The song is in E minor, and is two minutes, eight seconds in length. It features a long introductory section, with solo guitar and a repetitive drumbeat, and an airport announcement, as a reference to Pink heading for a concert tour. The song reaches a climax of tension, at which point Roger Waters plays a descending blues scale over the minor dominant, B minor, cueing the start of the vocals. Roger Waters sings a short verse, ending on the phrase "How shall I complete the wall?" This track shares a backing track with "What Shall We Do Now?", sped up from D to E, with new guitar and vocals. The last beat introduces the next song, "Young Lust".
The Wall tells the story of Pink, an alienated and embittered rock star. At this point in the narrative, Pink is now grown up and married, but he and his wife are having relationship problems because of his distance, and his nearly-complete emotional "wall". Pink asks himself how he should complete its construction.
On both the film adaptation and the recording of the live performance of this album, the song is dropped in favour of "What Shall We Do Now?".
Directly before the lyrical section, there is a hidden message.

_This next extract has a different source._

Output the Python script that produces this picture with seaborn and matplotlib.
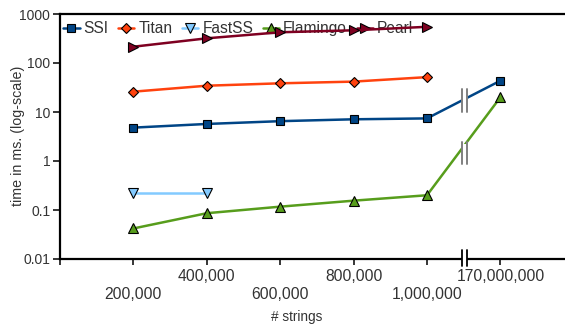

It is isolated on the left channel of the song. When heard normally, it appears to be nonsense. If played backwards, the following can be heard:
Roger Waters congratulates either someone named Luka, or 'hunters' (i.e. people who deliberately look for backward messages hidden in songs) for finding this message, and jokes that she (or they) can send her (or their) answer to "Old Pink" (being either a comical reference to Syd Barrett, or a foreshadowing of Pink's eventual insanity), who lives somewhere in a funny farm (a term to describe a psychiatric hospital) in Chalfont. Before he can reveal the exact location, however, he gets interrupted by someone (James Guthrie) in the background who says Carolyne (Waters' then wife) is on the phone.